-- Aim --
Please output every line of the material as it stands, without the pictures.

-- Data excerpt --
# # #

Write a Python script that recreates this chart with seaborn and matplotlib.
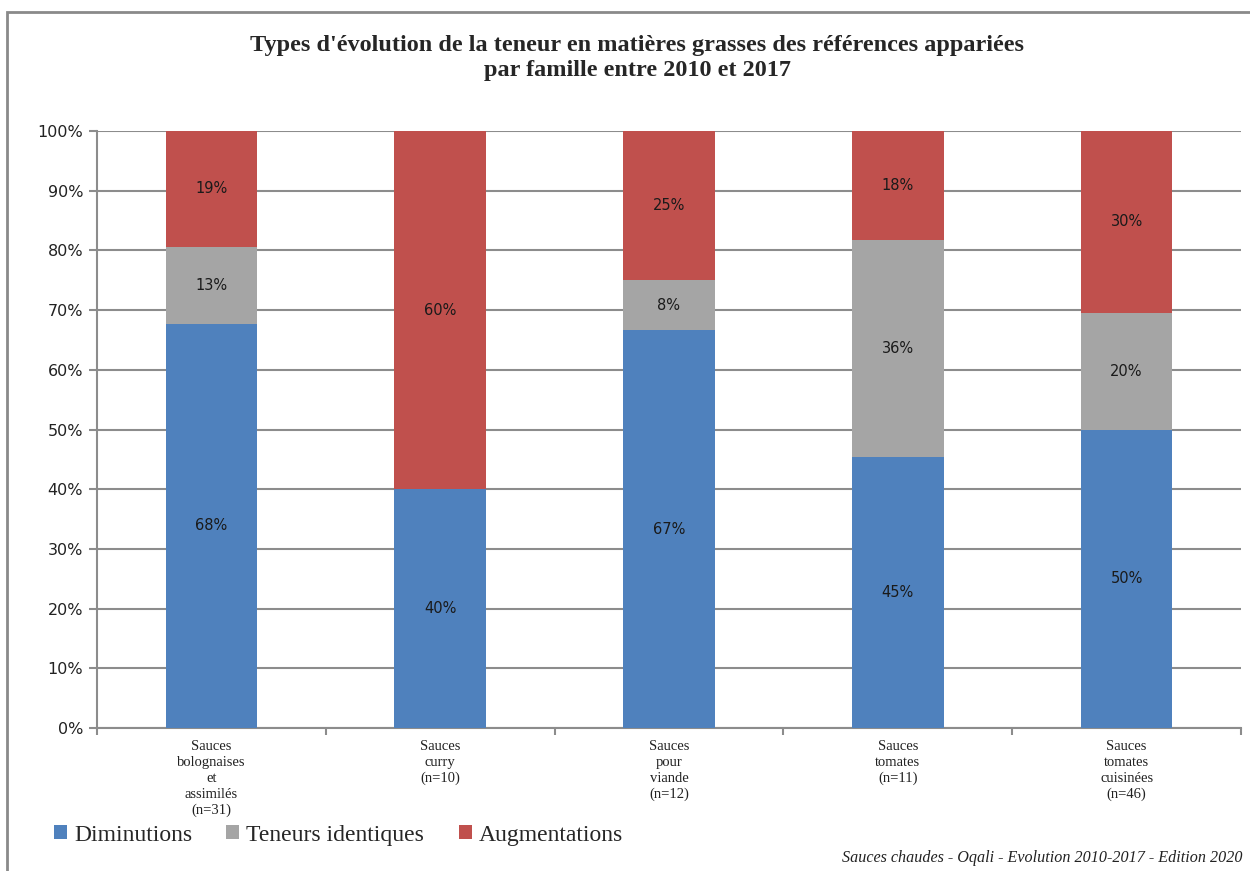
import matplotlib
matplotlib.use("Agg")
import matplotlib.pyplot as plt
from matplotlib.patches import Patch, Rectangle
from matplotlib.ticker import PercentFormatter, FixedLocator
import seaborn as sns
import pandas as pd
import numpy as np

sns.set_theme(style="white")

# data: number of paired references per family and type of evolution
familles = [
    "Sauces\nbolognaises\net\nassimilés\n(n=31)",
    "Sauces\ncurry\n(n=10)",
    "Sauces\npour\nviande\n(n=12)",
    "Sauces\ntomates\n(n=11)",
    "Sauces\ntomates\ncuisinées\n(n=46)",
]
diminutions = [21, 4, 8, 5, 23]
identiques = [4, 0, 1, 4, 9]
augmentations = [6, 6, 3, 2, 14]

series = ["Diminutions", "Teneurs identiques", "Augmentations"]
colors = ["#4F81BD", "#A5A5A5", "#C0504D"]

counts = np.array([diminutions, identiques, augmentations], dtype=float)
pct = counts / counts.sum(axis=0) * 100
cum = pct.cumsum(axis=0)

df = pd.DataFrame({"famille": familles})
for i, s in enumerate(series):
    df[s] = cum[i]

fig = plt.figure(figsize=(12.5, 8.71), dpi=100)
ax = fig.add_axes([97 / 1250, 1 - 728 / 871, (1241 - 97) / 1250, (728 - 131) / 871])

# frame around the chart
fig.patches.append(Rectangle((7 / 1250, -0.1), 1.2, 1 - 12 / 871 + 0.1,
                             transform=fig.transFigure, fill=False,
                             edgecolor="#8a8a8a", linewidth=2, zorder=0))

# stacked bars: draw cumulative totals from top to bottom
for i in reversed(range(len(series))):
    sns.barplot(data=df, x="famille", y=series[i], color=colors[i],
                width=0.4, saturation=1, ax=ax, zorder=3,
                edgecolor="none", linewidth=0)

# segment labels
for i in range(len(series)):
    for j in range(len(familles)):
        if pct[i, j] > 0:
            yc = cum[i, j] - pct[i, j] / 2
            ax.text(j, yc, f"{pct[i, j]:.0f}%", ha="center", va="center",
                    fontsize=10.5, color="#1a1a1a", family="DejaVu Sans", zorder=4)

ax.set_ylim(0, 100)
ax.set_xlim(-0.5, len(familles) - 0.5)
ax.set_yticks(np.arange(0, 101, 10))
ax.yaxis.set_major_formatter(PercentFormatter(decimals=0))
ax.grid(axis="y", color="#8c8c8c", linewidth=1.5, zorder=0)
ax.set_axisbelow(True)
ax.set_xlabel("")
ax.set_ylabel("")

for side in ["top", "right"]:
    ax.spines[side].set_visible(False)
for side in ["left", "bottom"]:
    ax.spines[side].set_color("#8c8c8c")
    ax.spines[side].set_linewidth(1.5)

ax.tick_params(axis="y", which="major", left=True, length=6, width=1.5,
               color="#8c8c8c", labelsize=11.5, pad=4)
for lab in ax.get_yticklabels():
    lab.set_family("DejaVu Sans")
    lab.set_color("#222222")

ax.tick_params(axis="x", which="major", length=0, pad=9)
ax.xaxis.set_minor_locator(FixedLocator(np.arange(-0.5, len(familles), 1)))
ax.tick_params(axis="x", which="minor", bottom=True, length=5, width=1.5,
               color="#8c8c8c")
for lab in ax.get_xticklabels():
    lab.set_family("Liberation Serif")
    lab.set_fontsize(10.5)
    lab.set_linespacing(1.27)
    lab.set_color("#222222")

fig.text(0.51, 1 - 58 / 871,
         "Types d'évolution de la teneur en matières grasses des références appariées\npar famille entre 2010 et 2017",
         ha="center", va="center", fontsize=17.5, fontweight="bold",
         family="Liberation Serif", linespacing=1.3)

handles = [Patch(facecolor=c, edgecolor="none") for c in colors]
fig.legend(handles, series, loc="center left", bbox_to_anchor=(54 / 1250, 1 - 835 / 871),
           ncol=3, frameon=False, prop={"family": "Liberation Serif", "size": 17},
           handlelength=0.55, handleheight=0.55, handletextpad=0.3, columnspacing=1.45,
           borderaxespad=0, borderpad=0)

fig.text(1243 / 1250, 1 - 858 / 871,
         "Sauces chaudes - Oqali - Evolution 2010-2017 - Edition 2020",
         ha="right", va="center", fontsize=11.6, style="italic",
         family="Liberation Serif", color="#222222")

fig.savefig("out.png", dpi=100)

# # #

-- The completed task --
Write a Python script that recreates this chart with seaborn and matplotlib.
import matplotlib
matplotlib.use("Agg")
import matplotlib.pyplot as plt
from matplotlib.patches import Patch, Rectangle
from matplotlib.ticker import PercentFormatter, FixedLocator
import seaborn as sns
import pandas as pd
import numpy as np

sns.set_theme(style="white")

# data: number of paired references per family and type of evolution
familles = [
    "Sauces\nbolognaises\net\nassimilés\n(n=31)",
    "Sauces\ncurry\n(n=10)",
    "Sauces\npour\nviande\n(n=12)",
    "Sauces\ntomates\n(n=11)",
    "Sauces\ntomates\ncuisinées\n(n=46)",
]
diminutions = [21, 4, 8, 5, 23]
identiques = [4, 0, 1, 4, 9]
augmentations = [6, 6, 3, 2, 14]

series = ["Diminutions", "Teneurs identiques", "Augmentations"]
colors = ["#4F81BD", "#A5A5A5", "#C0504D"]

counts = np.array([diminutions, identiques, augmentations], dtype=float)
pct = counts / counts.sum(axis=0) * 100
cum = pct.cumsum(axis=0)

df = pd.DataFrame({"famille": familles})
for i, s in enumerate(series):
    df[s] = cum[i]

fig = plt.figure(figsize=(12.5, 8.71), dpi=100)
ax = fig.add_axes([97 / 1250, 1 - 728 / 871, (1241 - 97) / 1250, (728 - 131) / 871])

# frame around the chart
fig.patches.append(Rectangle((7 / 1250, -0.1), 1.2, 1 - 12 / 871 + 0.1,
                             transform=fig.transFigure, fill=False,
                             edgecolor="#8a8a8a", linewidth=2, zorder=0))

# stacked bars: draw cumulative totals from top to bottom
for i in reversed(range(len(series))):
    sns.barplot(data=df, x="famille", y=series[i], color=colors[i],
                width=0.4, saturation=1, ax=ax, zorder=3,
                edgecolor="none", linewidth=0)

# segment labels
for i in range(len(series)):
    for j in range(len(familles)):
        if pct[i, j] > 0:
            yc = cum[i, j] - pct[i, j] / 2
            ax.text(j, yc, f"{pct[i, j]:.0f}%", ha="center", va="center",
                    fontsize=10.5, color="#1a1a1a", family="DejaVu Sans", zorder=4)

ax.set_ylim(0, 100)
ax.set_xlim(-0.5, len(familles) - 0.5)
ax.set_yticks(np.arange(0, 101, 10))
ax.yaxis.set_major_formatter(PercentFormatter(decimals=0))
ax.grid(axis="y", color="#8c8c8c", linewidth=1.5, zorder=0)
ax.set_axisbelow(True)
ax.set_xlabel("")
ax.set_ylabel("")

for side in ["top", "right"]:
    ax.spines[side].set_visible(False)
for side in ["left", "bottom"]:
    ax.spines[side].set_color("#8c8c8c")
    ax.spines[side].set_linewidth(1.5)

ax.tick_params(axis="y", which="major", left=True, length=6, width=1.5,
               color="#8c8c8c", labelsize=11.5, pad=4)
for lab in ax.get_yticklabels():
    lab.set_family("DejaVu Sans")
    lab.set_color("#222222")

ax.tick_params(axis="x", which="major", length=0, pad=9)
ax.xaxis.set_minor_locator(FixedLocator(np.arange(-0.5, len(familles), 1)))
ax.tick_params(axis="x", which="minor", bottom=True, length=5, width=1.5,
               color="#8c8c8c")
for lab in ax.get_xticklabels():
    lab.set_family("Liberation Serif")
    lab.set_fontsize(10.5)
    lab.set_linespacing(1.27)
    lab.set_color("#222222")

fig.text(0.51, 1 - 58 / 871,
         "Types d'évolution de la teneur en matières grasses des références appariées\npar famille entre 2010 et 2017",
         ha="center", va="center", fontsize=17.5, fontweight="bold",
         family="Liberation Serif", linespacing=1.3)

handles = [Patch(facecolor=c, edgecolor="none") for c in colors]
fig.legend(handles, series, loc="center left", bbox_to_anchor=(54 / 1250, 1 - 835 / 871),
           ncol=3, frameon=False, prop={"family": "Liberation Serif", "size": 17},
           handlelength=0.55, handleheight=0.55, handletextpad=0.3, columnspacing=1.45,
           borderaxespad=0, borderpad=0)

fig.text(1243 / 1250, 1 - 858 / 871,
         "Sauces chaudes - Oqali - Evolution 2010-2017 - Edition 2020",
         ha="right", va="center", fontsize=11.6, style="italic",
         family="Liberation Serif", color="#222222")

fig.savefig("out.png", dpi=100)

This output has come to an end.